GIVEN RECORDS:
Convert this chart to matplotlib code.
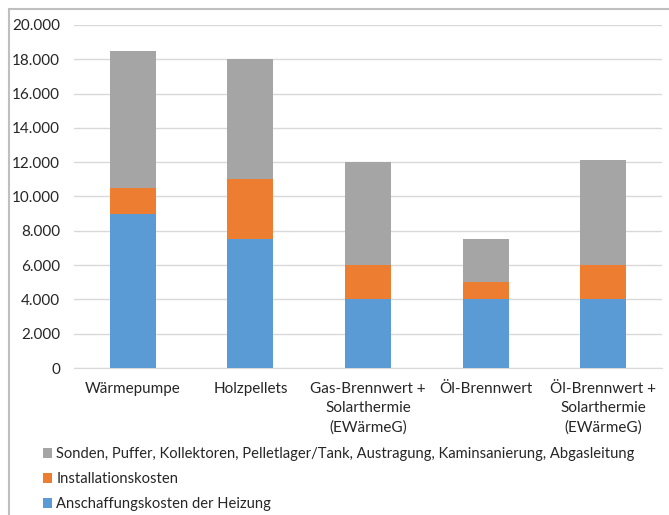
import matplotlib.pyplot as plt
import matplotlib.ticker as mticker
from matplotlib.patches import Rectangle

# Kosten je Heizsystem (EUR)
kategorien = ['Wärmepumpe', 'Holzpellets', 'Gas-Brennwert +\nSolarthermie\n(EWärmeG)',
              'Öl-Brennwert', 'Öl-Brennwert +\nSolarthermie\n(EWärmeG)']
anschaffung = [9000, 7500, 4000, 4000, 4000]
installation = [1500, 3500, 2000, 1000, 2000]
sonstiges = [8000, 7000, 6000, 2500, 6100]

labels = ['Anschaffungskosten der Heizung', 'Installationskosten',
          'Sonden, Puffer, Kollektoren, Pelletlager/Tank, Austragung, Kaminsanierung, Abgasleitung']
farben = ['#5B9BD5', '#ED7D31', '#A5A5A5']

plt.rcParams['font.family'] = ['Lato', 'DejaVu Sans']
plt.rcParams['font.size'] = 11

fig = plt.figure(figsize=(6.69, 5.15), dpi=100)
W, H = 669, 515
ax = fig.add_axes([74 / W, 1 - 368 / H, (662 - 74) / W, (368 - 25) / H])

# Rahmen um das Diagramm
fig.patches.append(Rectangle((9 / W, -0.1), 1.2, 1 - 9 / H + 0.1, transform=fig.transFigure,
                             fill=False, edgecolor='#BFBFBF', linewidth=1.5))

x = range(len(kategorien))
b1 = ax.bar(x, anschaffung, width=0.39, color=farben[0], zorder=3)
unten = anschaffung
b2 = ax.bar(x, installation, width=0.39, bottom=unten, color=farben[1], zorder=3)
unten = [a + b for a, b in zip(anschaffung, installation)]
b3 = ax.bar(x, sonstiges, width=0.39, bottom=unten, color=farben[2], zorder=3)

ax.set_xlim(-0.5, len(kategorien) - 0.5)
ax.set_ylim(0, 20000)
ax.set_yticks(range(0, 20001, 2000))
ax.yaxis.set_major_formatter(mticker.FuncFormatter(lambda v, p: f'{int(v):,}'.replace(',', '.')))
ax.set_xticks(list(x))
ax.set_xticklabels(kategorien, linespacing=1.45, color='#262626')
ax.tick_params(axis='y', colors='#262626', length=0, pad=10)
ax.tick_params(axis='x', length=0, pad=10)
ax.grid(axis='y', color='#D9D9D9', linewidth=1, zorder=0)
for s in ['top', 'right', 'left']:
    ax.spines[s].set_visible(False)
ax.spines['bottom'].set_color('#D9D9D9')

fig.legend([b3, b2, b1], labels[::-1], loc='upper left', bbox_to_anchor=(30 / W, 1 - 434 / H),
           frameon=False, handlelength=0.6, handleheight=0.6, handletextpad=0.3,
           labelspacing=0.75, fontsize=10.6, labelcolor='#262626')

fig.savefig('out.png', dpi=100)
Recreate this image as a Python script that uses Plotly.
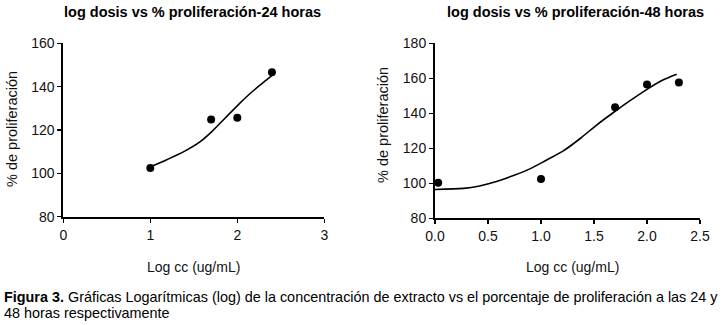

EXERCISE INSTRUCTIONS:
Quote the preceding listing precisely and completely, omitting its images.

OUTPUT:
Convert this chart to matplotlib code.
import matplotlib.pyplot as plt
import matplotlib.ticker as mticker
from matplotlib.patches import Rectangle

# Kosten je Heizsystem (EUR)
kategorien = ['Wärmepumpe', 'Holzpellets', 'Gas-Brennwert +\nSolarthermie\n(EWärmeG)',
              'Öl-Brennwert', 'Öl-Brennwert +\nSolarthermie\n(EWärmeG)']
anschaffung = [9000, 7500, 4000, 4000, 4000]
installation = [1500, 3500, 2000, 1000, 2000]
sonstiges = [8000, 7000, 6000, 2500, 6100]

labels = ['Anschaffungskosten der Heizung', 'Installationskosten',
          'Sonden, Puffer, Kollektoren, Pelletlager/Tank, Austragung, Kaminsanierung, Abgasleitung']
farben = ['#5B9BD5', '#ED7D31', '#A5A5A5']

plt.rcParams['font.family'] = ['Lato', 'DejaVu Sans']
plt.rcParams['font.size'] = 11

fig = plt.figure(figsize=(6.69, 5.15), dpi=100)
W, H = 669, 515
ax = fig.add_axes([74 / W, 1 - 368 / H, (662 - 74) / W, (368 - 25) / H])

# Rahmen um das Diagramm
fig.patches.append(Rectangle((9 / W, -0.1), 1.2, 1 - 9 / H + 0.1, transform=fig.transFigure,
                             fill=False, edgecolor='#BFBFBF', linewidth=1.5))

x = range(len(kategorien))
b1 = ax.bar(x, anschaffung, width=0.39, color=farben[0], zorder=3)
unten = anschaffung
b2 = ax.bar(x, installation, width=0.39, bottom=unten, color=farben[1], zorder=3)
unten = [a + b for a, b in zip(anschaffung, installation)]
b3 = ax.bar(x, sonstiges, width=0.39, bottom=unten, color=farben[2], zorder=3)

ax.set_xlim(-0.5, len(kategorien) - 0.5)
ax.set_ylim(0, 20000)
ax.set_yticks(range(0, 20001, 2000))
ax.yaxis.set_major_formatter(mticker.FuncFormatter(lambda v, p: f'{int(v):,}'.replace(',', '.')))
ax.set_xticks(list(x))
ax.set_xticklabels(kategorien, linespacing=1.45, color='#262626')
ax.tick_params(axis='y', colors='#262626', length=0, pad=10)
ax.tick_params(axis='x', length=0, pad=10)
ax.grid(axis='y', color='#D9D9D9', linewidth=1, zorder=0)
for s in ['top', 'right', 'left']:
    ax.spines[s].set_visible(False)
ax.spines['bottom'].set_color('#D9D9D9')

fig.legend([b3, b2, b1], labels[::-1], loc='upper left', bbox_to_anchor=(30 / W, 1 - 434 / H),
           frameon=False, handlelength=0.6, handleheight=0.6, handletextpad=0.3,
           labelspacing=0.75, fontsize=10.6, labelcolor='#262626')

fig.savefig('out.png', dpi=100)
Recreate this image as a Python script that uses Plotly.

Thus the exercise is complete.